Set task
Send back all the data below, exactly as given.

>> BEGIN Dataset section

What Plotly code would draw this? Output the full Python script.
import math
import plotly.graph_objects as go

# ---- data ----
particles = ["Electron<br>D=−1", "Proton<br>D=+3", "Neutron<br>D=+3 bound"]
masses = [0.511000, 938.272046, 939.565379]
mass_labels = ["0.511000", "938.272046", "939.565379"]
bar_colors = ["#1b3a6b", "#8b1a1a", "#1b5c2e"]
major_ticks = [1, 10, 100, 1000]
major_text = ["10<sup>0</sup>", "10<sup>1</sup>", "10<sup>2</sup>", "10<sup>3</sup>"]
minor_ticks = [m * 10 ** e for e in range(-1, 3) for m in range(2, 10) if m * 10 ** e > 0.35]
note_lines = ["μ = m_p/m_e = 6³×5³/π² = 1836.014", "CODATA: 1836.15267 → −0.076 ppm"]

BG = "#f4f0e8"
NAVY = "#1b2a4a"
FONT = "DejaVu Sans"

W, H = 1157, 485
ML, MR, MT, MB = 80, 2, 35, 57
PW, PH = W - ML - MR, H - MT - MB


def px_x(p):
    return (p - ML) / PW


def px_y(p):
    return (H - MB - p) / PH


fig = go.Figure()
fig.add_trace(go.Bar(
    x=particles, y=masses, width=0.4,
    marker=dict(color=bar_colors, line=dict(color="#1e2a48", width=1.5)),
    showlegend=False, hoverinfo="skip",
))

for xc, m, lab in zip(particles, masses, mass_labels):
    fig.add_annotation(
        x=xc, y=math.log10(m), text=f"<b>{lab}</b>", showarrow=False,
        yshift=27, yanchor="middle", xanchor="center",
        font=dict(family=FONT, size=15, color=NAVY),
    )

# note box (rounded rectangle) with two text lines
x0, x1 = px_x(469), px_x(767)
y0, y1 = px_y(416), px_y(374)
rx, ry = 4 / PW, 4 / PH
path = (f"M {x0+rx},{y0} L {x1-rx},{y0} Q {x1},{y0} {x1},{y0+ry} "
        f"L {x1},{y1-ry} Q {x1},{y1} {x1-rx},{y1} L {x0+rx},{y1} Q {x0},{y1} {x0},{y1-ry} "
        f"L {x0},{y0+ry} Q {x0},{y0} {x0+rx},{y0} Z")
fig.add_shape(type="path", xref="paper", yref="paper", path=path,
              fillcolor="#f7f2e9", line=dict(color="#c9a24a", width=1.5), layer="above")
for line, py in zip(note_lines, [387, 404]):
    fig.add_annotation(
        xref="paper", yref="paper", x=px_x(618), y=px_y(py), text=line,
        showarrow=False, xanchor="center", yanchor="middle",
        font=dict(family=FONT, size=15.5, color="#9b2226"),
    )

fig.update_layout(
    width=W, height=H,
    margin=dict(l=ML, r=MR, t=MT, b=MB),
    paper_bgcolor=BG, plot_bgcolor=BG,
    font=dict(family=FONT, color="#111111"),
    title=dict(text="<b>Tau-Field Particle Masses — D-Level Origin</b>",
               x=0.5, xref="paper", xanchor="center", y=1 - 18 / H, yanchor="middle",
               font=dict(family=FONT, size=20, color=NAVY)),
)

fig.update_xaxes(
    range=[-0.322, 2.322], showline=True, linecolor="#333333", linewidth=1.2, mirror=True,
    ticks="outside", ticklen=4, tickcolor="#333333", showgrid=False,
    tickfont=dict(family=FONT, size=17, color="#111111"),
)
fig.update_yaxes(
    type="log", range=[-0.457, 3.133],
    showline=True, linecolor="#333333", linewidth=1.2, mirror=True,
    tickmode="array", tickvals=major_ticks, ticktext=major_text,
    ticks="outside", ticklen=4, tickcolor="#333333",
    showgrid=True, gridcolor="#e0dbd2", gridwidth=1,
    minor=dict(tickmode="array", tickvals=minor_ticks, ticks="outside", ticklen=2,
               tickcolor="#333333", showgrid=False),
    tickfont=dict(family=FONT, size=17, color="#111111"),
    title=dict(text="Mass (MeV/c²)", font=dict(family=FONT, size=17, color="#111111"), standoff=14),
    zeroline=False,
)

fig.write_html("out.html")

>> END Dataset section

Task response
What Plotly code would draw this? Output the full Python script.
import math
import plotly.graph_objects as go

# ---- data ----
particles = ["Electron<br>D=−1", "Proton<br>D=+3", "Neutron<br>D=+3 bound"]
masses = [0.511000, 938.272046, 939.565379]
mass_labels = ["0.511000", "938.272046", "939.565379"]
bar_colors = ["#1b3a6b", "#8b1a1a", "#1b5c2e"]
major_ticks = [1, 10, 100, 1000]
major_text = ["10<sup>0</sup>", "10<sup>1</sup>", "10<sup>2</sup>", "10<sup>3</sup>"]
minor_ticks = [m * 10 ** e for e in range(-1, 3) for m in range(2, 10) if m * 10 ** e > 0.35]
note_lines = ["μ = m_p/m_e = 6³×5³/π² = 1836.014", "CODATA: 1836.15267 → −0.076 ppm"]

BG = "#f4f0e8"
NAVY = "#1b2a4a"
FONT = "DejaVu Sans"

W, H = 1157, 485
ML, MR, MT, MB = 80, 2, 35, 57
PW, PH = W - ML - MR, H - MT - MB


def px_x(p):
    return (p - ML) / PW


def px_y(p):
    return (H - MB - p) / PH


fig = go.Figure()
fig.add_trace(go.Bar(
    x=particles, y=masses, width=0.4,
    marker=dict(color=bar_colors, line=dict(color="#1e2a48", width=1.5)),
    showlegend=False, hoverinfo="skip",
))

for xc, m, lab in zip(particles, masses, mass_labels):
    fig.add_annotation(
        x=xc, y=math.log10(m), text=f"<b>{lab}</b>", showarrow=False,
        yshift=27, yanchor="middle", xanchor="center",
        font=dict(family=FONT, size=15, color=NAVY),
    )

# note box (rounded rectangle) with two text lines
x0, x1 = px_x(469), px_x(767)
y0, y1 = px_y(416), px_y(374)
rx, ry = 4 / PW, 4 / PH
path = (f"M {x0+rx},{y0} L {x1-rx},{y0} Q {x1},{y0} {x1},{y0+ry} "
        f"L {x1},{y1-ry} Q {x1},{y1} {x1-rx},{y1} L {x0+rx},{y1} Q {x0},{y1} {x0},{y1-ry} "
        f"L {x0},{y0+ry} Q {x0},{y0} {x0+rx},{y0} Z")
fig.add_shape(type="path", xref="paper", yref="paper", path=path,
              fillcolor="#f7f2e9", line=dict(color="#c9a24a", width=1.5), layer="above")
for line, py in zip(note_lines, [387, 404]):
    fig.add_annotation(
        xref="paper", yref="paper", x=px_x(618), y=px_y(py), text=line,
        showarrow=False, xanchor="center", yanchor="middle",
        font=dict(family=FONT, size=15.5, color="#9b2226"),
    )

fig.update_layout(
    width=W, height=H,
    margin=dict(l=ML, r=MR, t=MT, b=MB),
    paper_bgcolor=BG, plot_bgcolor=BG,
    font=dict(family=FONT, color="#111111"),
    title=dict(text="<b>Tau-Field Particle Masses — D-Level Origin</b>",
               x=0.5, xref="paper", xanchor="center", y=1 - 18 / H, yanchor="middle",
               font=dict(family=FONT, size=20, color=NAVY)),
)

fig.update_xaxes(
    range=[-0.322, 2.322], showline=True, linecolor="#333333", linewidth=1.2, mirror=True,
    ticks="outside", ticklen=4, tickcolor="#333333", showgrid=False,
    tickfont=dict(family=FONT, size=17, color="#111111"),
)
fig.update_yaxes(
    type="log", range=[-0.457, 3.133],
    showline=True, linecolor="#333333", linewidth=1.2, mirror=True,
    tickmode="array", tickvals=major_ticks, ticktext=major_text,
    ticks="outside", ticklen=4, tickcolor="#333333",
    showgrid=True, gridcolor="#e0dbd2", gridwidth=1,
    minor=dict(tickmode="array", tickvals=minor_ticks, ticks="outside", ticklen=2,
               tickcolor="#333333", showgrid=False),
    tickfont=dict(family=FONT, size=17, color="#111111"),
    title=dict(text="Mass (MeV/c²)", font=dict(family=FONT, size=17, color="#111111"), standoff=14),
    zeroline=False,
)

fig.write_html("out.html")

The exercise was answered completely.